Do you know how men and floor tiles are alike?? If you lay them right the first time you can walk on them for the rest of your life.
What did the banana say to the vibrator?? Why are you shaking....she's gonna eat me!
What's the difference between light and hard?? You can sleep with the light on.
What do condoms and cameras have in comon?? They both capture the moment.
What do you do when a pollock throws a grenade at you?? Pull the pin and throw it back.
What do you call gay midget?? A low blow.
What does and elephant use for a tampon?? A sheep.
What do you call a black lady with braces?? Black & Decker Pecker Wrecker.
What's 69 and 69?? Dinner for four.
Why don't chickens wear underwear?? Cause their peckers are on their faces.
What's worse then lobsters on your piano?? Crabs on your organ.
What's worse than being raped by Jack The Ripper?? Being fingered by Captain Hook.
When does a Cub become a Boy Scout?? After he eats his first Brownie.
What's the difference between like and love?? Spit and swallow.
How do you know a female bartender is pissed at you?? When she brings you a bloody mary there's a string hanging out of it.
What did the hurricane say to the coconut tree?? Hang on this is no ordinary blow job.

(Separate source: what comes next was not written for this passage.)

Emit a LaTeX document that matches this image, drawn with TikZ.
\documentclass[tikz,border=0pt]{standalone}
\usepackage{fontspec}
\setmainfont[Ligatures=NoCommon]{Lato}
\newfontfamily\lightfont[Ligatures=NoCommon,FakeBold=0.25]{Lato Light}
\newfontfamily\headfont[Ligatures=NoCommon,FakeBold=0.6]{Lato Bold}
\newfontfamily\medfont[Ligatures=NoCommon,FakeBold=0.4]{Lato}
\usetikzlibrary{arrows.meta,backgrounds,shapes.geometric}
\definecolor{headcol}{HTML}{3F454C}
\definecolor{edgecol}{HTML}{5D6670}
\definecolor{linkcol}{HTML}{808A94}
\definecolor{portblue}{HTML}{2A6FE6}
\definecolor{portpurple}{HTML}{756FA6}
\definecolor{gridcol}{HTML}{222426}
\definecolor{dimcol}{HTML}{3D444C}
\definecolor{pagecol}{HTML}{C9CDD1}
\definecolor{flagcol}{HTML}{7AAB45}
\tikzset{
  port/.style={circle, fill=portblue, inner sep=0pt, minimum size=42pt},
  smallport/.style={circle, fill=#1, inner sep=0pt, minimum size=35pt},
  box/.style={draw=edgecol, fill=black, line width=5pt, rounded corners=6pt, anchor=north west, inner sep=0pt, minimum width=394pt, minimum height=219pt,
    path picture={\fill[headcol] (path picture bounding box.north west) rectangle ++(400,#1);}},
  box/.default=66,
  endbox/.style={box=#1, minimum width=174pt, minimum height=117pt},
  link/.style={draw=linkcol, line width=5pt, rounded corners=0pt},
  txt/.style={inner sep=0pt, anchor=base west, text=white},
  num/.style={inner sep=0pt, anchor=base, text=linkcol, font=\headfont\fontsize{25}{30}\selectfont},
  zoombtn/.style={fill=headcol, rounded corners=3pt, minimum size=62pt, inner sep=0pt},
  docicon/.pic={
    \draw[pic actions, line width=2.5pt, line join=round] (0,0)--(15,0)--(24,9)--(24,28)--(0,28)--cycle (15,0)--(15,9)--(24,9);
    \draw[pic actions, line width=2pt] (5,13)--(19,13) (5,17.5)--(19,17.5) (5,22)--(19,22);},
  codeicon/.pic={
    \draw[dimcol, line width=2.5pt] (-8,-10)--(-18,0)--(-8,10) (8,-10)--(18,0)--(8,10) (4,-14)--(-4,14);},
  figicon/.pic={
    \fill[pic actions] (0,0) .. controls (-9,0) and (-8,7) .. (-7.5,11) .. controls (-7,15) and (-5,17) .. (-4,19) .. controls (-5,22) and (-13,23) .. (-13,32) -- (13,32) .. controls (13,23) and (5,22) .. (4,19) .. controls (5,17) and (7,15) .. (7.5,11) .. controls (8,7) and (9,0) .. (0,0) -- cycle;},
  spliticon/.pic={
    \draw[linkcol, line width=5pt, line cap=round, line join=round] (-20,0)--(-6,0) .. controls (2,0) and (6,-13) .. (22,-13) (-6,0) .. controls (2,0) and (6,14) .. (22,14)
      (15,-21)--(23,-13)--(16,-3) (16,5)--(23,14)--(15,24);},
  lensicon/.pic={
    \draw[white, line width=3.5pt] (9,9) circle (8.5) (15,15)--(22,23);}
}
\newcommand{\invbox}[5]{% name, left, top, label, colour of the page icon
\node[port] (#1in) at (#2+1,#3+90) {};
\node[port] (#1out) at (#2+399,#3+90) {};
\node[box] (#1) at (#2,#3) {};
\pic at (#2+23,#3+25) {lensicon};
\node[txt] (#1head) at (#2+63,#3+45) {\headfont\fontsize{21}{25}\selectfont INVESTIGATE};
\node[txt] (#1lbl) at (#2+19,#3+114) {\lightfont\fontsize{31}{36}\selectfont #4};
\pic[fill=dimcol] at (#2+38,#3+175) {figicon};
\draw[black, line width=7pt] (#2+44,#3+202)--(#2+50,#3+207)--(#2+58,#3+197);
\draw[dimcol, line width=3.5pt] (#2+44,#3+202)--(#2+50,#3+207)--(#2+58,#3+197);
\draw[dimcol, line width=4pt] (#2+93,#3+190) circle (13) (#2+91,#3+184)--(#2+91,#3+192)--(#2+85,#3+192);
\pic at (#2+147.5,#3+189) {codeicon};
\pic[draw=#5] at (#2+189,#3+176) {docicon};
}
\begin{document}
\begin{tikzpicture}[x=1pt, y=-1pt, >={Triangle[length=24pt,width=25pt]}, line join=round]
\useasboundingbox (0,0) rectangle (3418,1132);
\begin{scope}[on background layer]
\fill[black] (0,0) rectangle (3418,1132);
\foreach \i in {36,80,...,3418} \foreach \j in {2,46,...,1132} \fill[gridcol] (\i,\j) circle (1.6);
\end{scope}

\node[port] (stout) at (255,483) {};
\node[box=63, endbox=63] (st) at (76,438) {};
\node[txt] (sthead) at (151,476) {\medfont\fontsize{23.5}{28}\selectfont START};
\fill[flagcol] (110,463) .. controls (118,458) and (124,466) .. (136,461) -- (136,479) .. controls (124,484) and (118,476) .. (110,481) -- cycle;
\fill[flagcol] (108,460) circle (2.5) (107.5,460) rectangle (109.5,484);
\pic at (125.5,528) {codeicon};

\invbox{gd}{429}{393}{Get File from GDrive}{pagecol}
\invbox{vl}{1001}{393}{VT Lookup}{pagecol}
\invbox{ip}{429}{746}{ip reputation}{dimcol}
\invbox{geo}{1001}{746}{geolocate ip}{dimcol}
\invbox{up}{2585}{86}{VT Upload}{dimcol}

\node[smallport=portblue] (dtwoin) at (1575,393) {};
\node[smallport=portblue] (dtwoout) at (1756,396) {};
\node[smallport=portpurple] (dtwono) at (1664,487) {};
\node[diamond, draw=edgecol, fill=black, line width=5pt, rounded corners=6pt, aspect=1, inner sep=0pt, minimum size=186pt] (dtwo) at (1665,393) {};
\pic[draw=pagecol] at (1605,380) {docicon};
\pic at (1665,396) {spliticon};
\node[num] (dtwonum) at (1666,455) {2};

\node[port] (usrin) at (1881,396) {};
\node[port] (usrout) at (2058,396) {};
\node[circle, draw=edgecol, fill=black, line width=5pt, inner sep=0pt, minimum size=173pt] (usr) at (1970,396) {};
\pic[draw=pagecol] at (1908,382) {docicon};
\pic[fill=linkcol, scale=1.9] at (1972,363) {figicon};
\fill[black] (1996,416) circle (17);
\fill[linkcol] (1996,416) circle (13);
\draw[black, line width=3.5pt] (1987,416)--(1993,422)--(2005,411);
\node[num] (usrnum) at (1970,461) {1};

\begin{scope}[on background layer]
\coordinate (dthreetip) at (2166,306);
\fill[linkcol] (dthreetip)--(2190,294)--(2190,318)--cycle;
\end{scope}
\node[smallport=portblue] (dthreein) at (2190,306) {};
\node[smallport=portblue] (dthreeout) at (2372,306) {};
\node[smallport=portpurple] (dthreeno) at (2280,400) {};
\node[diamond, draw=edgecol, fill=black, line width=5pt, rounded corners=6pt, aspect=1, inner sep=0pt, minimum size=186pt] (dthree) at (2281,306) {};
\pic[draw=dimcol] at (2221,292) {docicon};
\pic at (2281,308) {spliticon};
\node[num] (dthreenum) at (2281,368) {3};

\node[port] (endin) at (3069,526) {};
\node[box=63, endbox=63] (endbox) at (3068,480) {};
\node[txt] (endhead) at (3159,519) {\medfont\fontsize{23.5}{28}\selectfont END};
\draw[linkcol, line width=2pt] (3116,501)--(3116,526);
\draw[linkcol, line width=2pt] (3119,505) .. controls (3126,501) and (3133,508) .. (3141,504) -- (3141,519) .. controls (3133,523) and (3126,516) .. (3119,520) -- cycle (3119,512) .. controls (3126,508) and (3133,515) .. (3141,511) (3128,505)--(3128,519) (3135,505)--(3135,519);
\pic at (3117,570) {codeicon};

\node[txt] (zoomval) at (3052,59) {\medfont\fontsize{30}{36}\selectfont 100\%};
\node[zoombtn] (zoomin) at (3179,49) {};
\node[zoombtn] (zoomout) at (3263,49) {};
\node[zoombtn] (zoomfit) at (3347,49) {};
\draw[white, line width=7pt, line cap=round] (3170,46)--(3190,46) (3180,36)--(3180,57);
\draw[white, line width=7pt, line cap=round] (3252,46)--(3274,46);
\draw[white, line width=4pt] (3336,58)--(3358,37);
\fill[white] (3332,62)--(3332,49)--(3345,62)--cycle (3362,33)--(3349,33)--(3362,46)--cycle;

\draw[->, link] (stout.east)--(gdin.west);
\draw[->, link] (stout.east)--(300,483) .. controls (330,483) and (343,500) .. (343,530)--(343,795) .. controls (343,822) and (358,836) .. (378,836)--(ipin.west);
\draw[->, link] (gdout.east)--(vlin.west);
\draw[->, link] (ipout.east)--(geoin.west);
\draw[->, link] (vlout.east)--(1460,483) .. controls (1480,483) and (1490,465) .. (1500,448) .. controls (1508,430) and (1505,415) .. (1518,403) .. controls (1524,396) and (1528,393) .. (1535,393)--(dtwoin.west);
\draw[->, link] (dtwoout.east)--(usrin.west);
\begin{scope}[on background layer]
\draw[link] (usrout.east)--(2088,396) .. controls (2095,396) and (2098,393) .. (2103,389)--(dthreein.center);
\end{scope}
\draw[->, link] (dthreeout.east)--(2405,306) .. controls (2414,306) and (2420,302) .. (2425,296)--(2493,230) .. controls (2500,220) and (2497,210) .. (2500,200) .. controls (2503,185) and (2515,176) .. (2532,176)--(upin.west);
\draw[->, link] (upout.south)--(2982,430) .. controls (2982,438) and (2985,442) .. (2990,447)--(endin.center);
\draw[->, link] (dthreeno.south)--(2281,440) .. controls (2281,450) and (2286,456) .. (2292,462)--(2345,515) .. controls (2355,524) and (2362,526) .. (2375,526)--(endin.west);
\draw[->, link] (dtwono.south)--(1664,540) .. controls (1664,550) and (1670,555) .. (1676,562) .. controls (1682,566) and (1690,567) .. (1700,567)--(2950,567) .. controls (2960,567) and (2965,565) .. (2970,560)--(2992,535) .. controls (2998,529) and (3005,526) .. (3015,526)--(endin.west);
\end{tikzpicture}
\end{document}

What is better than a rose on your piano?? Two lips on your organ.
What is the definition of pure agony?? Fucking a meat mincer.

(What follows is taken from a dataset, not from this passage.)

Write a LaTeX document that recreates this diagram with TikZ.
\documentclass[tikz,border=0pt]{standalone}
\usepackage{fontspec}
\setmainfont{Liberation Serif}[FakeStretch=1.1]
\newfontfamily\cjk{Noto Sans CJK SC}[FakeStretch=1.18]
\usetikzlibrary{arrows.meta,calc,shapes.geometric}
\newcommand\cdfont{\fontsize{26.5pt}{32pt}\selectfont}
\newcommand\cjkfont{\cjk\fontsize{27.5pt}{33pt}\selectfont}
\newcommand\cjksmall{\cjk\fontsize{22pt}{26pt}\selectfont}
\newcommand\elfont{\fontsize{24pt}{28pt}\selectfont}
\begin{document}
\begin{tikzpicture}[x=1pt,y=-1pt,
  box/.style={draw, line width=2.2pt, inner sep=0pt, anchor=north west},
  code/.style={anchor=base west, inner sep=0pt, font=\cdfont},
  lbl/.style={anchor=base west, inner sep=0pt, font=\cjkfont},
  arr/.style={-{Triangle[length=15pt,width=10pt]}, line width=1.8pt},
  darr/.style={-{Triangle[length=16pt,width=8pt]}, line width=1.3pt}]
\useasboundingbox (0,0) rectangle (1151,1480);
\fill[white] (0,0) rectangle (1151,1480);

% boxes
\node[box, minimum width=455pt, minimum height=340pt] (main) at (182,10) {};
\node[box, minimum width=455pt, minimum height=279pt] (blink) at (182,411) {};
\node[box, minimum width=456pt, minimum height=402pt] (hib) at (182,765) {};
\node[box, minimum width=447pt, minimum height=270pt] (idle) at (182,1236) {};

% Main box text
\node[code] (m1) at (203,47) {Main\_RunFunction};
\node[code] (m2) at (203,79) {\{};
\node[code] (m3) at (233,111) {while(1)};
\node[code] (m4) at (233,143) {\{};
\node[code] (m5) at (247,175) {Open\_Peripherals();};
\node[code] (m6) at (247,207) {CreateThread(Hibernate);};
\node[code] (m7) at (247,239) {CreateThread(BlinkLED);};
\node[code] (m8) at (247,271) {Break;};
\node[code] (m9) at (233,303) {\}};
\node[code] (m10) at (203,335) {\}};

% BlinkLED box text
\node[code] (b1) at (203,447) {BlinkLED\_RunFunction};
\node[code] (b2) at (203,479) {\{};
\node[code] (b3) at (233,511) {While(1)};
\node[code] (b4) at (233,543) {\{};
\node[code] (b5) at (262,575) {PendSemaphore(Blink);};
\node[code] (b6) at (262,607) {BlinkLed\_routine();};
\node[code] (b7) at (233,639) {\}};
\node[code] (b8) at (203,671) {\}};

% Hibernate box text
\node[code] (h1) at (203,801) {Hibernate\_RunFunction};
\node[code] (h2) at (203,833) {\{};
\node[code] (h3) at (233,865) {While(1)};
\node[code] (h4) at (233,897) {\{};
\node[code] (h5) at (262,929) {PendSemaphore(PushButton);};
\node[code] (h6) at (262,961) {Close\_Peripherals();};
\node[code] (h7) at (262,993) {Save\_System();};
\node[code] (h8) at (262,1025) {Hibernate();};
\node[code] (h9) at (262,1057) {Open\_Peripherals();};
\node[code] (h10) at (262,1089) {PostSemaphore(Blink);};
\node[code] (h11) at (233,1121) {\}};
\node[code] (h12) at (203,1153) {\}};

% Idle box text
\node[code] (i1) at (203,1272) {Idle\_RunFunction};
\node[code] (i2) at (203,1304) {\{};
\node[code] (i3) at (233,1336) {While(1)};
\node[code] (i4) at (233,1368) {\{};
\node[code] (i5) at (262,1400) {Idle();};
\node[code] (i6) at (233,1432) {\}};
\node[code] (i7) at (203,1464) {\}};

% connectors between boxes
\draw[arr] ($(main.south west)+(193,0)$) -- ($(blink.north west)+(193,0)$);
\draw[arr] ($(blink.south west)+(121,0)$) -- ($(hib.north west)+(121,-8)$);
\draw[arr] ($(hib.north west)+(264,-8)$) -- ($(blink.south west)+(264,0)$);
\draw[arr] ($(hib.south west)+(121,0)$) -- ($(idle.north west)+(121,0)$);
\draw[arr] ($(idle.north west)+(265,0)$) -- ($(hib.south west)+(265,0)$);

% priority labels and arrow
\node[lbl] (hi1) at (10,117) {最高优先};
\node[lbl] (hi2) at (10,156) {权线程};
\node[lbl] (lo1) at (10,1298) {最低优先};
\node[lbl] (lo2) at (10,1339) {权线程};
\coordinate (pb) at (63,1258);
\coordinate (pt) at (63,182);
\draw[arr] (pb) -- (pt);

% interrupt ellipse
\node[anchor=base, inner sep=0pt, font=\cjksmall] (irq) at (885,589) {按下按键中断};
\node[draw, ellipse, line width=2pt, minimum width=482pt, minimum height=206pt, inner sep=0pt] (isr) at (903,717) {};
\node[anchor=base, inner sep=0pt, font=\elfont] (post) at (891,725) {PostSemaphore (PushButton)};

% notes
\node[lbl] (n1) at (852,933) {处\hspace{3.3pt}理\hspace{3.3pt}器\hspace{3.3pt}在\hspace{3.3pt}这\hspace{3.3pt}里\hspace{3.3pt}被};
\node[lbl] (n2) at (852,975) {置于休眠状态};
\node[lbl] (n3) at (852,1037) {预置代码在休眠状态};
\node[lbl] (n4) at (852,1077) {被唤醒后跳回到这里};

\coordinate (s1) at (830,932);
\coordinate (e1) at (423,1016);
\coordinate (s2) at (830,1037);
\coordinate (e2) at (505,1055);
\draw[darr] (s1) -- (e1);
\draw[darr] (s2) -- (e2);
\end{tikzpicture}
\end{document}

Which of the following don't belong.....meat, eggs, wife, or blowjob?? A blowjob, cause you can beat your wife, your eggs, and your meat, but you can't beat a blowjob.

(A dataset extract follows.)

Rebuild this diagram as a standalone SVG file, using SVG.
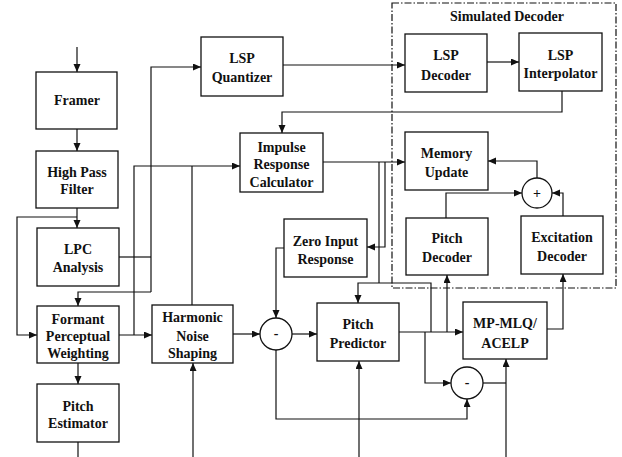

What do a christmas tree and a priest have in common?? The balls are for decoration only.
Why do women like to play pac man?? Cause they can get eaten three times for a quarter.
What's the definition of a wicker box?? It is what Elmer Fudd wants to do to Madonna.
What's the area between the pussy and the rear?? Chin rest.
What did Adam say to Eve?? You better stand back I don't know how big this thing is gonna get.
Why do women have two holes so close together?? Incase you miss.
Who makes more money a hooker or a drug dealer?? A hooker cause she can clean her crack and resell it.
What did one lesbian vampire say to another lebian vampire?? See you again next month.
What does a martini and a woman's breast have in common?? One is not enough and three are too many.
Why are babies so fragile?? The are put together by one screw.
Why do jewish men like to watch porno movies backwards?? They like the part where the hooker gives the money back.
What do you call a prostitute with a runny nose?? Full.
What's the difference between a whore and a bitch?? A whore will sleep with everyone at a party and a bitch will sleep with everyone but you.
What's the difference between an oral thermometer and a rectal one?? The taste.
What do you call a truck full of vibrators?? Toys for Twats.
What is a yankee?? It's the same as a quickie but a guy can do it alone.
What do gay men refer to hemmoroids as?? Speed bumps.
What do you do incase of fallout?? Put it back in and take shorter strokes.
What do you call a lesbian with fat fingers?? Well hung.
How are husbands like lawn mowers?? They are hard to get started, they omit noxious odours and half the time they don't work.
What did the doctor say to the prostitute?? Stay out of bed for two days.
What do you call a woman who knows where her husband is every night?? A widow.